Consider the following html
<div id="relevantID">
<div class="column left">
<h1> Section-Header-1 </h1>
<ul>
<li>item1a</li>
<li>item1b</li>
<li>item1c</li>
<li>item1d</li>
</ul>
</div>
<div class="column">
<ul> <!-- Pay attention here -->
<li>item1e</li>
<li>item1f</li>
</ul>
<h1> Section-Header-2 </h1>
<ul>
<li>item2a</li>
<li>item2b</li>
<li>item2c</li>
<li>item2d</li>
</ul>
</div>
<div class="column right">
<h1> Section-Header-3 </h1>
<ul>
<li>item3a</li>
<li>item3b</li>
<li>item3c</li>
<li>item3d</li>
</ul>
</div>
</div>
My objective is to extract the items for each Section headers.

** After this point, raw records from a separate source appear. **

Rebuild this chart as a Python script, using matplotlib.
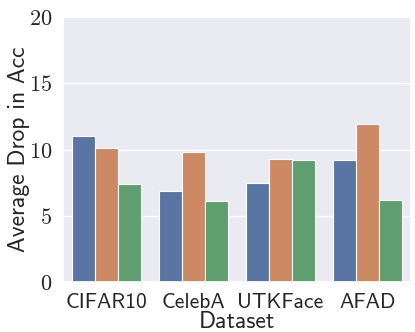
import numpy as np
import pandas as pd
import matplotlib
matplotlib.use("Agg")
import matplotlib.pyplot as plt
import seaborn as sns

datasets = ["CIFAR10", "CelebA", "UTKFace", "AFAD"]
method_a = [11.0, 6.9, 7.5, 9.25]
method_b = [10.1, 9.85, 9.3, 11.95]
method_c = [7.4, 6.1, 9.2, 6.2]

sns.set_theme(style="darkgrid")
plt.rcParams["mathtext.fontset"] = "cm"
plt.rcParams["axes.unicode_minus"] = False

df = pd.DataFrame({
    "Dataset": datasets * 3,
    "value": method_a + method_b + method_c,
    "method": ["a"] * 4 + ["b"] * 4 + ["c"] * 4,
})

fig, ax = plt.subplots(figsize=(4.15, 3.32), dpi=100)
sns.barplot(data=df, x="Dataset", y="value", hue="method", ax=ax,
            palette="deep", edgecolor="white", linewidth=0.8, legend=False)

ax.set_ylim(0, 20)
ax.set_yticks([0, 5, 10, 15, 20])
ax.set_yticklabels([f"${t}$" for t in [0, 5, 10, 15, 20]], fontsize=16)
ax.set_xticks(range(len(datasets)))
ax.set_xticklabels(datasets, fontfamily="cmss10", fontsize=15.5)
ax.set_xlabel("Dataset", fontfamily="cmss10", fontsize=17, labelpad=-1)
ax.set_ylabel("Average Drop in Acc", fontfamily="cmss10", fontsize=17, labelpad=-1)
ax.tick_params(axis="both", pad=2)

fig.subplots_adjust(left=0.152, right=0.99, top=0.948, bottom=0.15)
fig.savefig("out.png", dpi=100)
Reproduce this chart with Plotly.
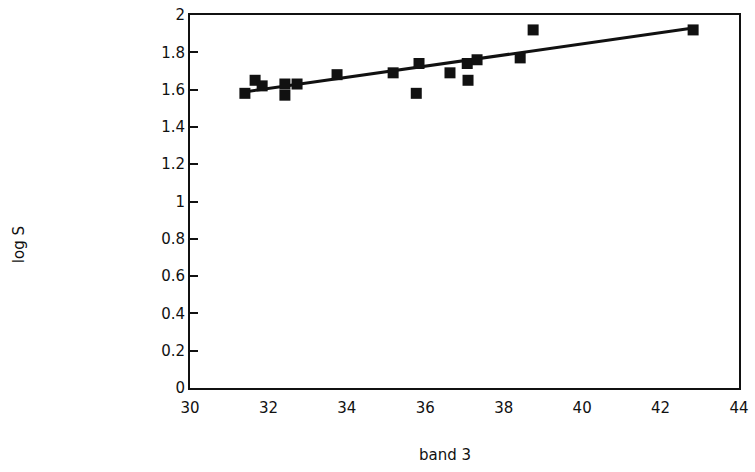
import plotly.graph_objects as go

band3 = [31.40, 31.66, 31.84, 32.42, 32.42, 32.73, 33.75, 35.18, 35.84, 35.77,
         36.63, 37.09, 37.07, 37.32, 38.42, 38.75, 42.83]
log_s = [1.58, 1.65, 1.62, 1.57, 1.63, 1.63, 1.68, 1.69, 1.74, 1.58,
         1.69, 1.65, 1.74, 1.76, 1.77, 1.92, 1.92]
fit_x = [31.30, 42.83]
fit_y = [1.585, 1.93]

x_ticks = [30, 32, 34, 36, 38, 40, 42, 44]
y_ticks = [0, 0.2, 0.4, 0.6, 0.8, 1, 1.2, 1.4, 1.6, 1.8, 2]
y_tick_text = ["0", "0.2", "0.4", "0.6", "0.8", "1", "1.2", "1.4", "1.6", "1.8", "2"]

font = "DejaVu Sans"

fig = go.Figure()
fig.add_trace(go.Scatter(x=fit_x, y=fit_y, mode="lines",
                         line=dict(color="#111111", width=3), showlegend=False))
fig.add_trace(go.Scatter(x=band3, y=log_s, mode="markers",
                         marker=dict(symbol="square", size=11, color="#111111"),
                         showlegend=False))

fig.update_layout(
    width=755, height=472,
    margin=dict(l=190, r=16, t=15, b=84, autoexpand=False),
    paper_bgcolor="white", plot_bgcolor="white",
    font=dict(family=font, size=15, color="#111111"),
    xaxis=dict(range=[30, 44], tickvals=x_ticks, ticks="", showgrid=False,
               zeroline=False, showline=True, linecolor="#111111", linewidth=2,
               mirror=True, tickfont=dict(size=15), ticklabelstandoff=5,
               automargin=False),
    yaxis=dict(range=[0, 2], tickvals=y_ticks, ticktext=y_tick_text,
               ticks="inside", ticklen=8, tickwidth=2, tickcolor="#111111",
               showgrid=False, zeroline=False, showline=True, linecolor="#111111",
               linewidth=2, mirror=True, tickfont=dict(size=15),
               automargin=False),
    annotations=[
        dict(text="band 3", xref="paper", yref="paper", x=0.465, y=-0.18,
             xanchor="center", yanchor="middle", showarrow=False,
             font=dict(size=15)),
        dict(text="log S", xref="paper", yref="paper", x=-0.31, y=0.385,
             xanchor="center", yanchor="middle", showarrow=False, textangle=-90,
             font=dict(size=15)),
    ],
)

fig.write_html("out.html", config={"displayModeBar": False},
               post_script="document.body.style.margin='0';document.body.style.padding='0';")
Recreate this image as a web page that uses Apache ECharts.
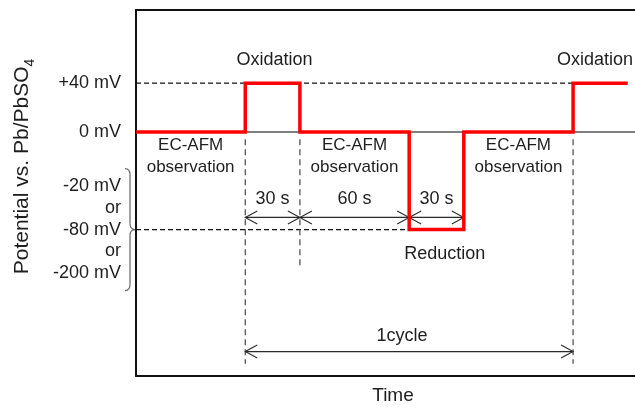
<!DOCTYPE html>
<html>
<head>
<meta charset="utf-8">
<script src="https://cdn.jsdelivr.net/npm/echarts@6/dist/echarts.min.js"></script>
<style>
  html, body { margin: 0; padding: 0; background: #fff; }
  #chart { width: 635px; height: 410px; }
</style>
</head>
<body>
<div id="chart"></div>
<script>
// Potential program: step times (s) and applied potential (mV vs. Pb/PbSO4)
const stepTimes = [-60, 0, 30, 90, 120, 180, 210];
const stepPotentials = [0, 40, 0, -80, 0, 40, 40];

// Potential axis labels
const tickValues = [40, 0, -80];
const tickLabels = ['+40 mV', '0 mV', '-20 mV\nor\n-80 mV\nor\n-200 mV'];

// Dashed reference levels: [startTime, endTime, potential]
const guideLevels = [[-60, 180, 40], [-60, 90, -80]];
// Solid 0 mV level: [startTime, endTime, potential]
const baseLevel = [-60, 214, 0];
// Vertical markers: [time, topPotential, bottomPotential]
const markerTimes = [[0, -6, -190], [30, -6, -110], [180, -6, -190]];

// Duration arrows: [fromTime, toTime, potential]
const spanArrows = [[0, 30, -70], [30, 90, -70], [90, 120, -70], [0, 180, -180]];

// Annotation text: [time, potential, text]
const notes = [
  [16, 59, 'Oxidation'],
  [192, 59, 'Oxidation'],
  [-30, -20, 'EC-AFM\nobservation'],
  [60, -20, 'EC-AFM\nobservation'],
  [150, -20, 'EC-AFM\nobservation'],
  [15, -55, '30 s'],
  [60, -55, '60 s'],
  [105, -55, '30 s'],
  [109.5, -100, 'Reduction'],
  [86, -167, '1cycle']
];
// smaller type for the two-line phase notes
const noteSizes = [18, 18, 17, 17, 17, 18, 18, 18, 18, 18];

const FONT = '"Liberation Sans", Arial, sans-serif';
const INK = '#1e1e1e';

const chart = echarts.init(document.getElementById('chart'), null, { renderer: 'canvas' });

const plainAxisX = {
  type: 'value', min: -60, max: 214,
  axisLine: { show: true, onZero: false, lineStyle: { color: '#111', width: 2 } },
  axisTick: { show: false }, axisLabel: { show: false }, splitLine: { show: false }
};

function arrowItem(params, api) {
  const a = api.coord([api.value(0), api.value(2)]);
  const b = api.coord([api.value(1), api.value(2)]);
  const L = 12, W = 6.5;
  const style = { stroke: '#2a2a2a', lineWidth: 1.1, fill: null };
  return {
    type: 'group',
    children: [
      { type: 'line', shape: { x1: a[0], y1: a[1], x2: b[0], y2: b[1] }, style: style },
      { type: 'polyline', shape: { points: [[a[0] + L, a[1] - W], a, [a[0] + L, a[1] + W]] }, style: style },
      { type: 'polyline', shape: { points: [[b[0] - L, b[1] - W], b, [b[0] - L, b[1] + W]] }, style: style }
    ]
  };
}

function noteItem(params, api) {
  const p = api.coord([api.value(0), api.value(1)]);
  return {
    type: 'text',
    x: p[0], y: p[1],
    style: {
      text: notes[params.dataIndex][2],
      align: 'center', verticalAlign: 'middle',
      fontSize: noteSizes[params.dataIndex], fontFamily: FONT, lineHeight: 21.5, fill: INK
    }
  };
}

// Curly brace grouping the alternative reduction potentials
function braceItem(params, api) {
  const mid = api.coord([api.value(0), api.value(1)]);
  const top = api.coord([api.value(0), api.value(2)])[1];
  const bot = api.coord([api.value(0), api.value(3)])[1];
  const xa = mid[0], ym = mid[1];
  const xe = xa - 11, xs = xa - 6, xt = xa - 1;
  const style = { stroke: '#666', lineWidth: 1.2, fill: null };
  return {
    type: 'group',
    children: [
      { type: 'bezierCurve', shape: { x1: xe, y1: top, cpx1: xs, cpy1: top, x2: xs, y2: top + 6 }, style: style },
      { type: 'line', shape: { x1: xs, y1: top + 6, x2: xs, y2: ym - 6 }, style: style },
      { type: 'bezierCurve', shape: { x1: xs, y1: ym - 6, cpx1: xs, cpy1: ym, x2: xt, y2: ym }, style: style },
      { type: 'bezierCurve', shape: { x1: xt, y1: ym, cpx1: xs, cpy1: ym, x2: xs, y2: ym + 6 }, style: style },
      { type: 'line', shape: { x1: xs, y1: ym + 6, x2: xs, y2: bot - 6 }, style: style },
      { type: 'bezierCurve', shape: { x1: xs, y1: bot - 6, cpx1: xs, cpy1: bot, x2: xe, y2: bot }, style: style }
    ]
  };
}

const series = [];

// thin solid 0 mV level
series.push({
  type: 'line', silent: true, symbol: 'none', z: 2,
  data: [[baseLevel[0], baseLevel[2]], [baseLevel[1], baseLevel[2]]],
  lineStyle: { color: '#000', width: 1 }
});

// dashed guide levels
guideLevels.forEach(function (g) {
  series.push({
    type: 'line', silent: true, symbol: 'none', z: 2,
    data: [[g[0], g[2]], [g[1], g[2]]],
    lineStyle: { color: '#111', width: 1.2, type: [5, 3] }
  });
});

// dashed vertical markers
markerTimes.forEach(function (m) {
  series.push({
    type: 'line', silent: true, symbol: 'none', z: 2,
    data: [[m[0], m[1]], [m[0], m[2]]],
    lineStyle: { color: '#444', width: 1.2, type: [6, 4] }
  });
});

// applied potential waveform
series.push({
  type: 'line', silent: true, symbol: 'none', step: 'end', z: 5,
  data: stepTimes.map(function (t, i) { return [t, stepPotentials[i]]; }),
  lineStyle: { color: '#ff0000', width: 3.5, join: 'miter', cap: 'butt' }
});

series.push({
  type: 'custom', silent: true, z: 4, clip: false,
  data: spanArrows, renderItem: arrowItem
});

series.push({
  type: 'custom', silent: true, z: 6, clip: false,
  data: notes.map(function (n) { return [n[0], n[1]]; }), renderItem: noteItem
});

series.push({
  type: 'custom', silent: true, z: 6, clip: false,
  data: [[-60, -80, -30, -130]], renderItem: braceItem
});

chart.setOption({
  animation: false,
  backgroundColor: '#fff',
  grid: { left: 136, right: 0, top: 10, bottom: 31, containLabel: false },
  xAxis: [
    Object.assign({}, plainAxisX, {
      position: 'bottom',
      name: 'Time', nameLocation: 'middle', nameGap: 10,
      nameTextStyle: { fontSize: 19, fontFamily: FONT, color: INK, padding: [0, 0, 0, 15] }
    }),
    Object.assign({}, plainAxisX, { position: 'top' })
  ],
  yAxis: {
    type: 'value', min: -200, max: 100, interval: 20, position: 'left',
    axisLine: { show: true, onZero: false, lineStyle: { color: '#111', width: 2 } },
    axisTick: { show: false }, splitLine: { show: false },
    axisLabel: {
      margin: 15, fontSize: 18, fontFamily: FONT, color: INK, lineHeight: 21.7,
      formatter: function (v) {
        const i = tickValues.indexOf(v);
        return i >= 0 ? tickLabels[i] : '';
      }
    },
    name: '{m|Potential vs. Pb/PbSO}{s|4}',
    nameLocation: 'middle', nameRotate: 90, nameGap: 99,
    nameTextStyle: {
      fontSize: 21, fontFamily: FONT, color: INK, padding: [0, 0, 0, 53],
      rich: {
        m: { fontSize: 21, fontFamily: FONT, color: INK, lineHeight: 25, verticalAlign: 'top' },
        s: { fontSize: 14, fontFamily: FONT, color: INK, lineHeight: 25, verticalAlign: 'bottom' }
      }
    }
  },
  series: series
});
</script>
</body>
</html>
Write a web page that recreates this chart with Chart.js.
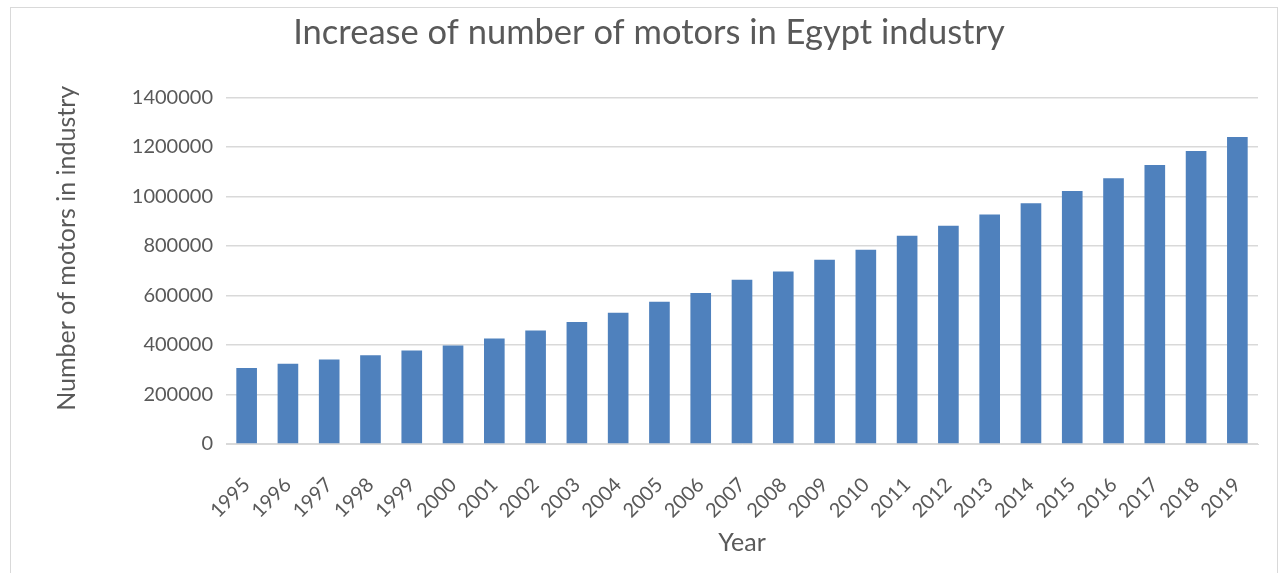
<!DOCTYPE html>
<html>
<head>
<meta charset="utf-8">
<script src="https://cdn.jsdelivr.net/npm/chart.js@4.4.1/dist/chart.umd.min.js"></script>
<style>
  html, body { margin: 0; padding: 0; background: #fff; }
  #wrap { position: relative; width: 1286px; height: 573px; overflow: hidden; }
  #frame { position: absolute; left: 10px; top: 7px; width: 1268px; height: 600px; border: 1px solid #d9d9d9; box-sizing: border-box; }
  canvas { position: absolute; left: 0; top: 0; }
</style>
</head>
<body>
<div id="wrap">
  <div id="frame"></div>
  <canvas id="c" width="1286" height="573"></canvas>
</div>
<script>
const years = ['1995', '1996', '1997', '1998', '1999', '2000', '2001', '2002', '2003', '2004',
  '2005', '2006', '2007', '2008', '2009', '2010', '2011', '2012', '2013', '2014',
  '2015', '2016', '2017', '2018', '2019'];
const motors = [307000, 324000, 341000, 358000, 378000, 398000, 426000, 458000, 493000, 530000,
  575000, 610000, 663000, 697000, 744000, 785000, 841000, 882000, 927000, 972000,
  1022000, 1073000, 1127000, 1183000, 1240000];
const yTicks = [0, 200000, 400000, 600000, 800000, 1000000, 1200000, 1400000];

const textColor = '#595959';
const gridColor = '#d9d9d9';
const font = 'Lato';

new Chart(document.getElementById('c'), {
  type: 'bar',
  data: {
    labels: years,
    datasets: [{
      data: motors,
      backgroundColor: '#4f81bd',
      barPercentage: 0.5,
      categoryPercentage: 1.0,
    }],
  },
  options: {
    responsive: false,
    animation: false,
    layout: {
      padding: { top: 0, left: 40, right: 28, bottom: 15 },
    },
    scales: {
      x: {
        grid: { display: false },
        border: { color: gridColor },
        ticks: {
          color: textColor,
          font: { family: font, size: 20 },
          minRotation: 45,
          maxRotation: 45,
          padding: 21,
        },
        title: {
          display: true,
          text: 'Year',
          color: textColor,
          font: { family: font, size: 25 },
          padding: { top: 0, bottom: 0 },
        },
        afterFit: (scale) => { scale.height = 114; },
      },
      y: {
        min: 0,
        max: 1400000,
        afterBuildTicks: (scale) => { scale.ticks = yTicks.map((v) => ({ value: v })); },
        grid: { color: gridColor, drawTicks: false, lineWidth: 1.5 },
        border: { display: false },
        ticks: {
          color: textColor,
          font: { family: font, size: 20 },
          padding: 13,
          callback: (v) => String(v),
        },
        title: {
          display: true,
          // leading spaces nudge the label up like the original
          text: '       Number of motors in industry',
          color: textColor,
          font: { family: font, size: 25 },
          padding: { top: 12, bottom: 0 },
        },
        afterFit: (scale) => { scale.width = 186; },
      },
    },
    plugins: {
      legend: { display: false },
      tooltip: { enabled: false },
      title: {
        display: true,
        text: 'Increase of number of motors in Egypt industry',
        color: textColor,
        font: { family: font, size: 34.5, weight: 'normal' },
        padding: { top: 12, bottom: 44 },
      },
    },
  },
});
</script>
</body>
</html>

However, inconveniently the designer of the webpage decided to break up the data into three columns, adding an additional div (with classes column right
etc).
My current method of extraction was using the xpath
for section headers, I use the xpath (get all h1
elements withing a div with given id)
//div[@id="relevantID"]//h1
above returns a list of h1
elements, looping over each element I apply the additional selector, for each matched h1 element, look up the next ul
node and retreive all its li
nodes.
following-sibling::ul//li
But thanks to the designer's aesthetics, I am failing in the one particular case I've marked in the HTML file. Where the items are split across two different column
divs.
I can probably bypass this problem by stripping out the column
divs entirely, but I don't think modifying the html to make a selector match is considered good (I haven't seen it needed anywhere in the examples I've browsed so far).
What would be a good way to extract data that has been formatted like this? Full solutions are not neccessary, hints/tips will do. Thanks!